People cast their ballots in voter booths on Election Day in 2020.
People cast their ballots on Election Day in 2020. (File photo: Crixell Matthews/VPM News)

A problem related to the transfer of data from local DMV offices to local election offices caused more than 225,000 voter registration records to sit in limbo from May through October. The files included new registrations, changes of address and other changes made by voters.

The Virginia Department of Elections first noted the error to local election officials at the end of September, saying that 107,000 records were affected. Last month, the department announced it had identified an additional batch of around 149,000 records.

The records were eventually sent to local election offices, which updated their voter rolls ahead of Election Day, according to Andrea Gaines, a spokesperson for the department.

VPM News sent a public records request to the department asking to see a breakdown of where the records were sent. 

The data showed the state’s largest population centers in Northern Virginia, Hampton Roads and the Richmond area were most heavily impacted by the problems.

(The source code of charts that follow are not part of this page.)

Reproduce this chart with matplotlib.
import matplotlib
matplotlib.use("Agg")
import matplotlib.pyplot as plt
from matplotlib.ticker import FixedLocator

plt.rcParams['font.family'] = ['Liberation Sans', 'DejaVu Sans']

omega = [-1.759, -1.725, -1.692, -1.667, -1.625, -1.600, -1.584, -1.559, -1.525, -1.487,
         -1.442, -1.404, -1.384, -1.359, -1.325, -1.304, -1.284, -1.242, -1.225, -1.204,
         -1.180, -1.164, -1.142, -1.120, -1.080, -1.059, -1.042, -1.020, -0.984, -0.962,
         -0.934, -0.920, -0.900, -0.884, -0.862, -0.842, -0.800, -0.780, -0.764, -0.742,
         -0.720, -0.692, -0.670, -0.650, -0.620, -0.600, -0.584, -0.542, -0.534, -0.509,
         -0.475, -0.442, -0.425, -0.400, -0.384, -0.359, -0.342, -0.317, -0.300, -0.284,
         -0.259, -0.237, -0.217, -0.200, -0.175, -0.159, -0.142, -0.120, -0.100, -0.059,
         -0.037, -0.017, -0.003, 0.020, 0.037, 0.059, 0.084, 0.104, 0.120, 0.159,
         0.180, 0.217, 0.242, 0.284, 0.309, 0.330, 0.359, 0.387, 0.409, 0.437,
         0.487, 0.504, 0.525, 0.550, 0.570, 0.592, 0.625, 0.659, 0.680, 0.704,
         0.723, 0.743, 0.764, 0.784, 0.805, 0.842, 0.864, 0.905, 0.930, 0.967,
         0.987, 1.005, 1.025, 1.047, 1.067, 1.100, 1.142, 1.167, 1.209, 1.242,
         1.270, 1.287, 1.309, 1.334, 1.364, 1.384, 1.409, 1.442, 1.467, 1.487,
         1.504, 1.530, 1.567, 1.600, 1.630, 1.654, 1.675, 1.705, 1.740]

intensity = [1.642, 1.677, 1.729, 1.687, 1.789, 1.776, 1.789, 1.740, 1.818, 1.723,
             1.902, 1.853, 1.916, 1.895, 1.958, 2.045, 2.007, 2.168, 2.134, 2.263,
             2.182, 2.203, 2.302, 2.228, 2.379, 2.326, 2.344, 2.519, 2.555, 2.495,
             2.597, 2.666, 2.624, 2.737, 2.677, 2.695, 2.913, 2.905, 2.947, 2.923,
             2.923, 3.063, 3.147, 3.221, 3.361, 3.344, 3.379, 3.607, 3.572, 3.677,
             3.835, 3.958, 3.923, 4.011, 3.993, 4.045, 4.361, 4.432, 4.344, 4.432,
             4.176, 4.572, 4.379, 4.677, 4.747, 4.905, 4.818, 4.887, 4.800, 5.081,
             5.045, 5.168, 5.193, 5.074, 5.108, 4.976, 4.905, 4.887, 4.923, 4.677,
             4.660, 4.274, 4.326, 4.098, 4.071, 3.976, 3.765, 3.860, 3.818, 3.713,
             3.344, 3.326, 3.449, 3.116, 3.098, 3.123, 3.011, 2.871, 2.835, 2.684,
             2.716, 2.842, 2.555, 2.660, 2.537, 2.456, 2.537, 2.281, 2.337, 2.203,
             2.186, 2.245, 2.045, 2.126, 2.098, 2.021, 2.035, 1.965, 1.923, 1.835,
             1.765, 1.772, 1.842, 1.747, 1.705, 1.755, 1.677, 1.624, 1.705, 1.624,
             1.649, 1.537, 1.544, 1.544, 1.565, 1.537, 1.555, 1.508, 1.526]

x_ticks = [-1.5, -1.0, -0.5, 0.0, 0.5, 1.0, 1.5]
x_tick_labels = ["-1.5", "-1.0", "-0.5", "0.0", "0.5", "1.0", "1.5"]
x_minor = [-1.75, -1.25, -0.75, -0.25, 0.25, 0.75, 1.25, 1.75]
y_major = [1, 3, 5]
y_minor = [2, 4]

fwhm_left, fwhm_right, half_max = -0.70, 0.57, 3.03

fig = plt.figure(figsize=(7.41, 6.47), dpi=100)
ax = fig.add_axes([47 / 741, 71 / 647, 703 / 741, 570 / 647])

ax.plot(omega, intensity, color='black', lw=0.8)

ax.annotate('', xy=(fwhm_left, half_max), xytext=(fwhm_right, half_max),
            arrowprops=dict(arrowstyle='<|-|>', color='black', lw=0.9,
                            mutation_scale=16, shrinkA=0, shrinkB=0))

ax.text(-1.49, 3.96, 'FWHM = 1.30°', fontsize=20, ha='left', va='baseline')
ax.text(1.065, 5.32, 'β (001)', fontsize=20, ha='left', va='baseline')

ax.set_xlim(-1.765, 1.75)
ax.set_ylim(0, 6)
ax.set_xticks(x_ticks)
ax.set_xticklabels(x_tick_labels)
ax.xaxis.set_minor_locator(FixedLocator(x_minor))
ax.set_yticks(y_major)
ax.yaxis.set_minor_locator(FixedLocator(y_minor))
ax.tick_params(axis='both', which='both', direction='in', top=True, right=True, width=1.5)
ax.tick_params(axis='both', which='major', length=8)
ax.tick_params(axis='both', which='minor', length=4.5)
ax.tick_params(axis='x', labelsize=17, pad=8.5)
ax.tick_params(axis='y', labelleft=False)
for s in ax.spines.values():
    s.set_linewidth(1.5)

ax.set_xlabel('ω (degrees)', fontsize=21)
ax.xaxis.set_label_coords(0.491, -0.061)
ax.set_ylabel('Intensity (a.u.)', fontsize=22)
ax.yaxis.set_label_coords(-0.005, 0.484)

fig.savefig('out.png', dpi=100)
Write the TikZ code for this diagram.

The state’s most populous county, Fairfax County, also received the most records — 24,000 across the two data dumps.

The records also showed that the second round of data contained about 29,000 fewer records than the department initially announced. Gaines said department staff were able to identify some duplicate transactions from the first round of data.

In the end, voters across the commonwealth reported a relatively smooth election day. While some voters, including in Richmond, reported issues related to precinct poll books and had to cast provisional ballots, Commissioner of Elections Susan Beals said the day was a success.

“I would say this was a very smooth election," she told reporters Tuesday night.